The manual labor associated with this all-important job demands attention to details. No matter how hard the task is worked, the results are often influenced by City Hall, the weather, traffic patterns, even an editor.
This unglamorous, often tedious job, usually toiled in obscurity during the wee hours of the morning, also requires efficiency and speed so that it's completed on time.
It's not a launch pad to the executive suite. In fact, the corner office isn't even on the radar screen for the vast majority of those involved with this endeavor.
The task we're talking about is circulation, the newspaper's most important asset. It's circulation that advertisers look for when evaluating where to place their all-important marketing dollars.
If the numbers are down, you can be sure that executives, with no experience in the department, will suddenly become experts.
So it's understandable that, as October arrives, the gulps of circulation directors can be heard. The audit numbers are in, and if they've declined, they're causing a circulation director somewhere to prepare for the axe.
But the tragedy of newspaper circulation doesn't lie with the circulation director. Oftentimes, it's with the publisher, who might not have a clue about the most important part of the business - consumer acceptance.
The backgrounds of too many publishers include stints selling advertising or managing the newsroom and maybe, and this is a big maybe, an obligatory three weeks "observing" the circulation department.
So if numbers do decrease, all too often the answer is to fire the circulation director. If the numbers are down, there's only one person to blame. The paper's content and design can't possibly be at fault.
What the circulation director did wrong is hard to say. But it's time for a change. So out they go.
Bottom line? The relationship between a publisher and his or her circulation director might be best described as a sour marriage that's becoming worse. Or maybe it's one of those Mars-Venus things, where neither side communicates in a way that's understandable to the other.

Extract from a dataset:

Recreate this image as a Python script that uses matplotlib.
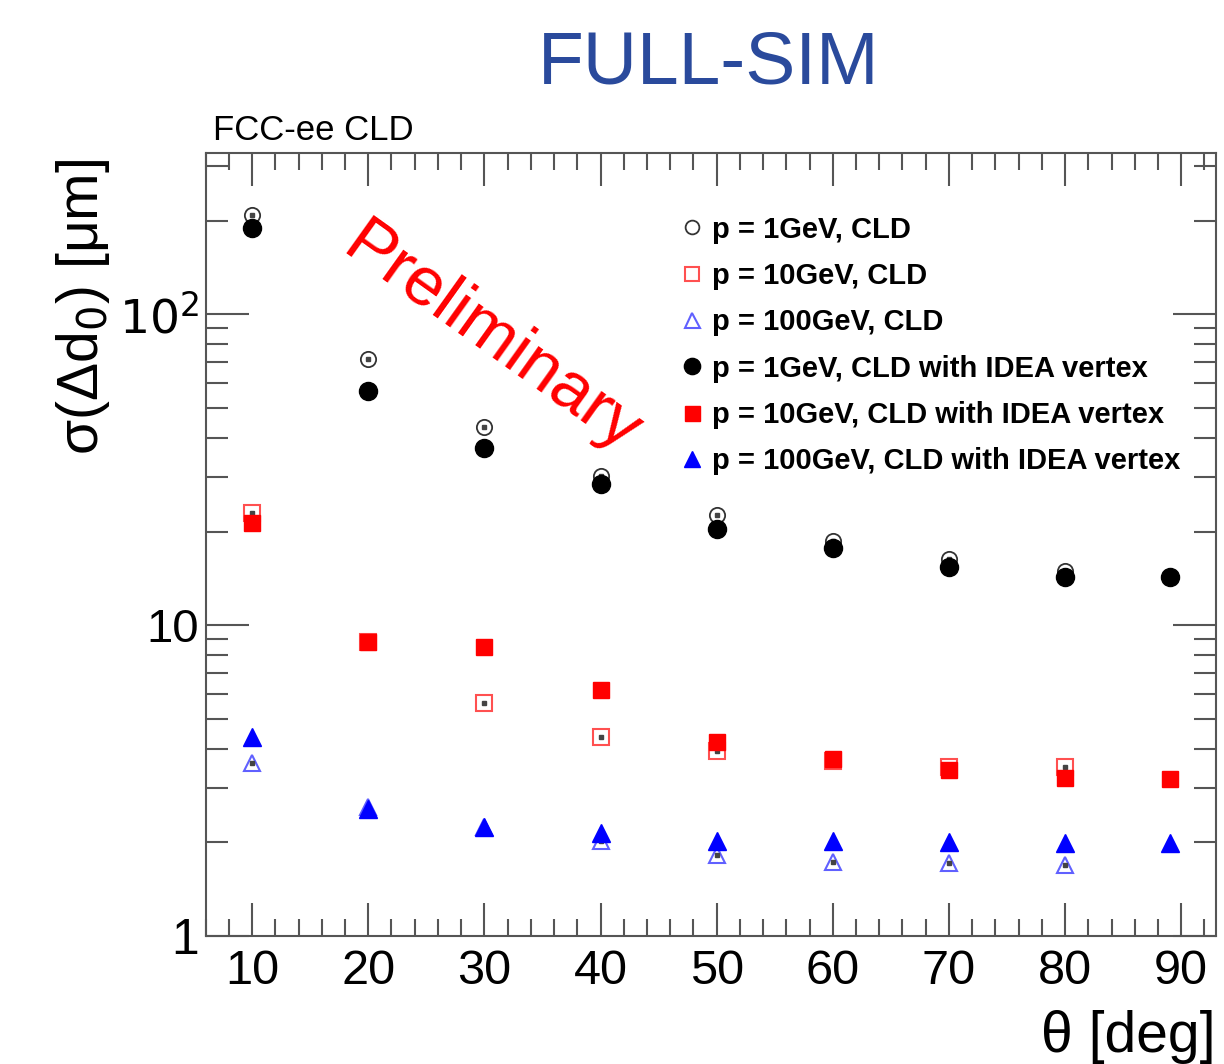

Like comedian Rodney Dangerfield, the circulation department don't get no respect.
Yet if the newspaper's higher-ups aren't paying attention to how consumers interact with the paper, why they buy it or don't buy it, as well as all of the details that can affect this vital arena - municipal ordinances, the weather, traffic patterns, the relationship with retailers selling the paper, the paper's content and design - then they deserve the results they receive.
"They (publishers) fear what they do not know and avoid learning or spending time in circulation," said Richard Masterson, a former big metro circulation executive who now owns weekly newspapers in the Chicago suburbs.
But there's another side to this story as well.
"Those (publishers) that try to understand (circulation) are road-blocked by many circulation personnel who are never clear on what is really happening," Masterson said. "Let's face it: It is not the glamorous part of newspapering."
Still, as Masterson describes them, circulation numbers are "the newspaper's report card."
"Did we as a newspaper motivate buyers?" asks Masterson. "We assume that a major news event is going to impact sales and we anticipate that by increasing the print order. But a compelling picture or story can motivate readers any given day."
Understanding circulation is about knowing the paper from the consumer's perspective: how they purchase it, where it's purchased, how it's displayed and delivered, where it's sold, how it's sold, as well as how readers use the paper and any perceptions they might have of the paper they buy.
Or don't buy.
Much to the chagrin of the newsroom, a newspaper is a consumer product, meaning it serves a variety of consumer needs on any given day.
Unlike the average box of cereal, however, the paper is unique. If it fails to satisfy consumer needs one day, it has a chance to fulfill them the next.
The details of the circulation department can be mind-boggling, even mundane. But the minutiae determine whether an advertiser lays down the big money for a full-page ad - or spends money on other media.
"A newspaper is successful because it has readers who want to buy it," said Masterson. "That's why publishers need to understand circulation."
Will publishers change their attitude toward the department that's so important to attract advertisers or will they continue to ignore it at their peril?
I'm hoping for the former. But as a former circulation staffer, I'm afraid I may have to bet on the latter.